It's my first bow so I really don't know much. I brought it to a pro shop and he said that I needed to use expandables because the arrow is so close to the bow. Tomorrow I'll post a pic of a knocked target arrow. Maybe then you can see it better.
Nothing about this makes sense from the info provided IMO. Perhaps a longer arrow would get the BH away from the bow? If anything I would presume the opposite of what that guy told you would be true. Older bow typically is slower which would mean a fixed blade very well could be better to increase the chance of pass throughs. .
Where's the smiley slapping his forehead?
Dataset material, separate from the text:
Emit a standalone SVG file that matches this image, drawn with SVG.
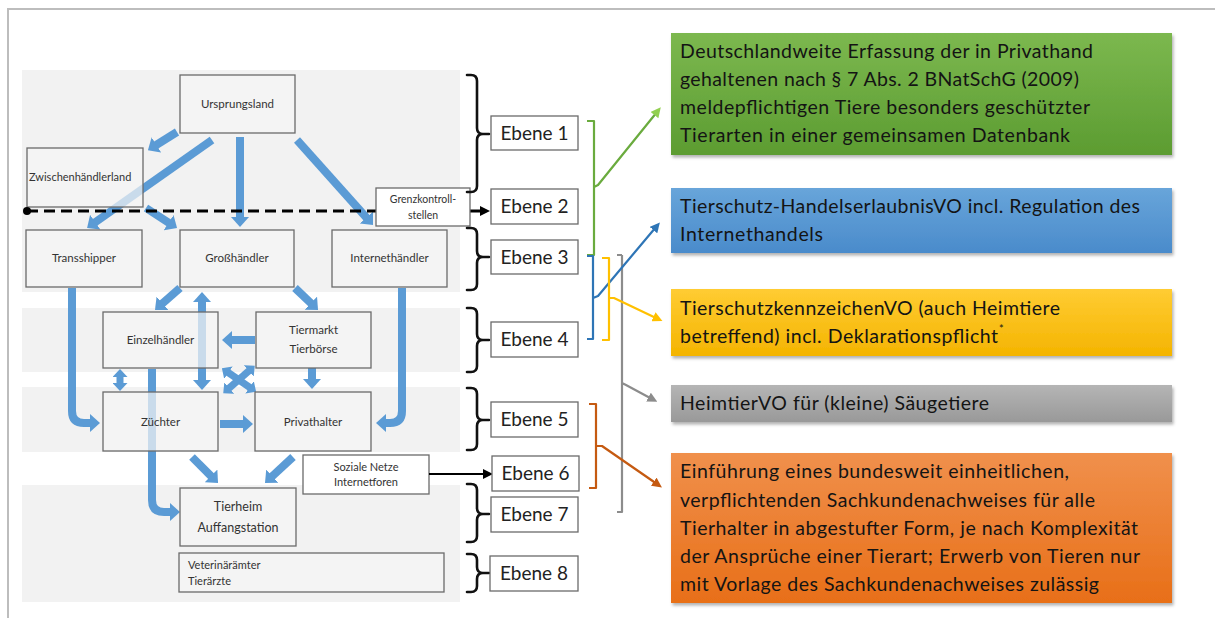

Exactly why most "pro" shops aren't... if you know what I mean. If I were to lean ANY way in the age of a bow being a determining factor in shooting a fixed or a mech (which it has NOTHING to do with anything...), I'd lean AGAINST shooting a mech out of it -- simply because if it's REALLY "older" it may not produce a requisite amount of kinetic energy to deploy properly and produce a pass-through... There's too many idiots working in bow shops.
Sorry Brad... didn't read your response before I went off on my tirade; I just immediately shook my head and started venting.
Same old 100 grain Wal-Mart broadheads. I'm not sure what the name is, but they're blue with a black tip. Maybe someone else uses them or knows the name of them? Anyway, that's about all I've ever used, but I do expect to start using 100 grain muzzy broadheads next season.
NAP Nitron. I got to witness first hand what these little dudes were capable of last year, and I was sold. I want to shoot an animal with the Spitfire Maxx as well. Also, a spear.
I shot a 2-blade Rage two years ago and last year was impressed with the Rocket Meat Seeker 2-blade. I think I will be sticking with the Meat Seeker, but am interested in taking a look at the NAP line as well.
Yeah, you don't have to shoot expandables. If its an older slower bow you should probably shoot a cut on contact head. Unless you are shooting a heavy arrow a lot of the energy is used up on expanding the head instead of cutting and that even has its limitations. A cut on contact does just what it says. It starts cutting on contact and the less blades you have the less resistance so you get deeper penitration. As far as a fixxed blade not clearing it sounds like the rest and knocking point need to be moved up. My first bow was last season and it was a 1991 Bear Black panther. I moved my rest and knocking point up and it held fixed blad with 1-1/4" cutting diameter just fine. One more thing, You should probably find you a different pro shop.
Sounds like the Real Tree brand. It looks like a good head in the pack hanging on the peg. I think thats what my brother had screwed in when he took his first archery deer last season. It left a decent blood trail and he droped about 75yd out. It was a marginal shot at best.
going to try out the G5 T3 this year. so far the practice tips (just blades) are going very well with my set up that i had to hardly make any adjustment at all.